Saya sampai di lokasi hanya perlu 35 menit perjalanan. Iya, 07.35 saya sudah di lokasi, dan berarti harus menunggu hampir satu jam untuk mengikuti dongeng. Yasudah, saya nongkrong dulu di shelter busway Monas dan sengaja tidak langsung menuju Museum Nasional. Itu jadi tempat strategis, karena menghadap langsung ke museum. Jadi, saat museum mulai rame, saya baru menyebrang ke lokasi, hahaha.
***
Saya ingin berterima kasih kepada Museum Nasional, karena diberi kesempatan menyaksikan sebuah tontonan yang benar-benar menarik dan sarat edukasi. (Selain itu, karena mengikuti dongeng ini, saya jadi punya cerita menarik untuk teman-teman di kantor dan di Semarang, plus bikin mereka iri. *tampar Dian* *abaikan* #plak). Semoga acara ini bisa terselenggara lagi, atau bahkan bisa sepanjang tahun. Semoga lagi, acara keren itu bisa diikuti oleh semua museum di Indonesia, agar secara bersama bisa menebarkan semangat cinta museum di tengah masyarakat.
Tentunya, langkah “agresif” para pegiat museum untuk menarik pengunjung, harus kita dukung ya.
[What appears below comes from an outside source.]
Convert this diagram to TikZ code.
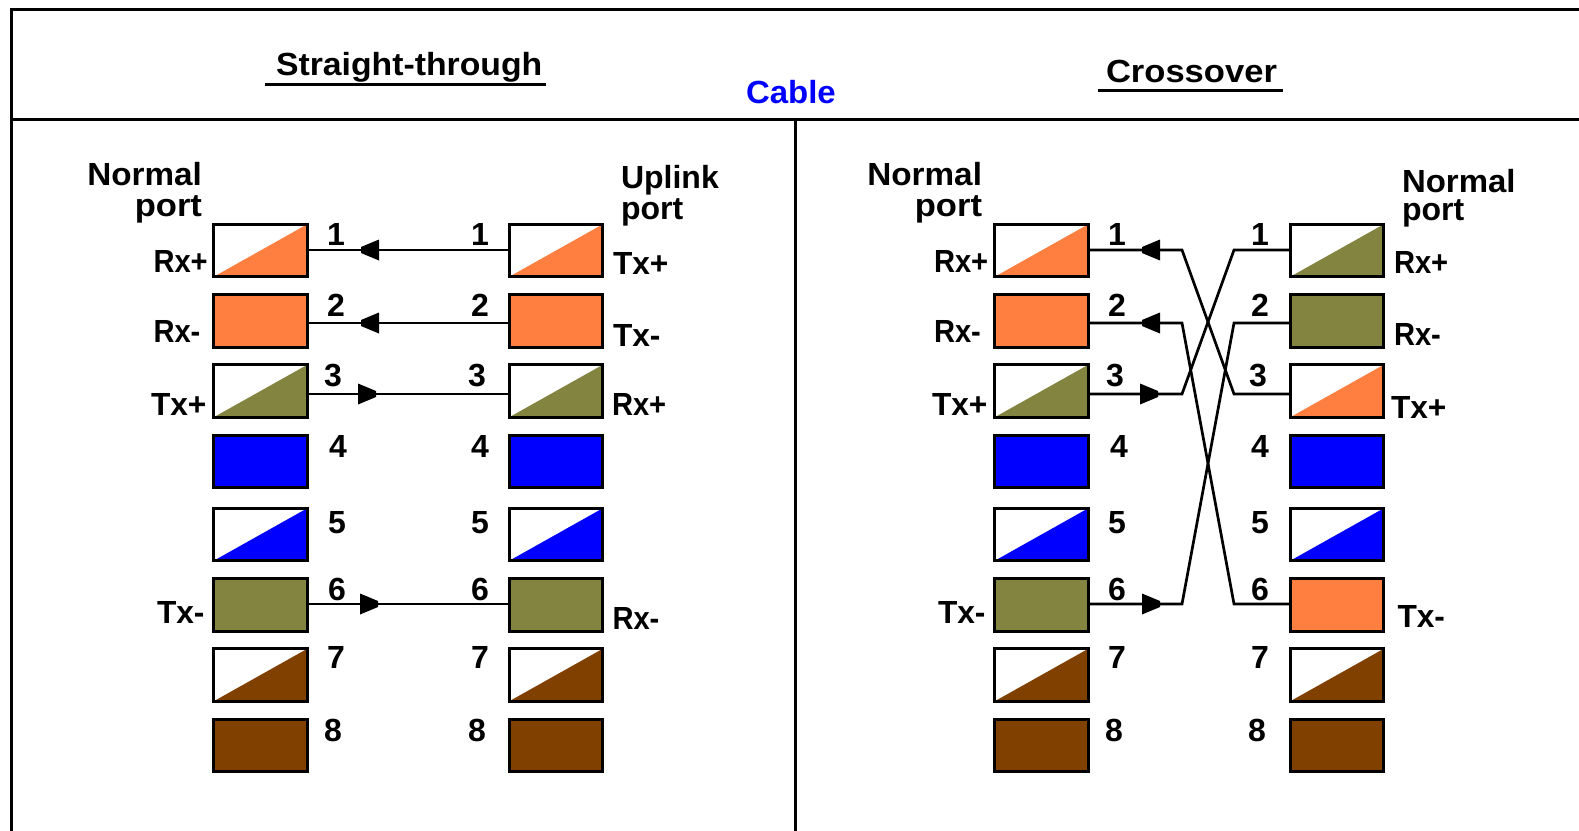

Semangat teman-teman...

****

2 comments:

  1. sampai sekarang gazel juga masih mahaaaaaal ada yang setara motor pa mobil, suka banget sama cerita dongeng nya

    kenalkan saya ananda ranz, ingin membawa kejayaan Sepeda kembali dengan cara yang berbeda :p

    ReplyDelete
    Replies
    1. Iya, mahal. Dian pernah shock waktu nanya harga sepeda yang nyampe Rp 20 juta! Ckckck.
      Sip, semoga sepeda kembali berjaya! Aamiin. :D

      Delete

Terima kasih telah berkunjung. Jangan lupa menulis komentar ya :)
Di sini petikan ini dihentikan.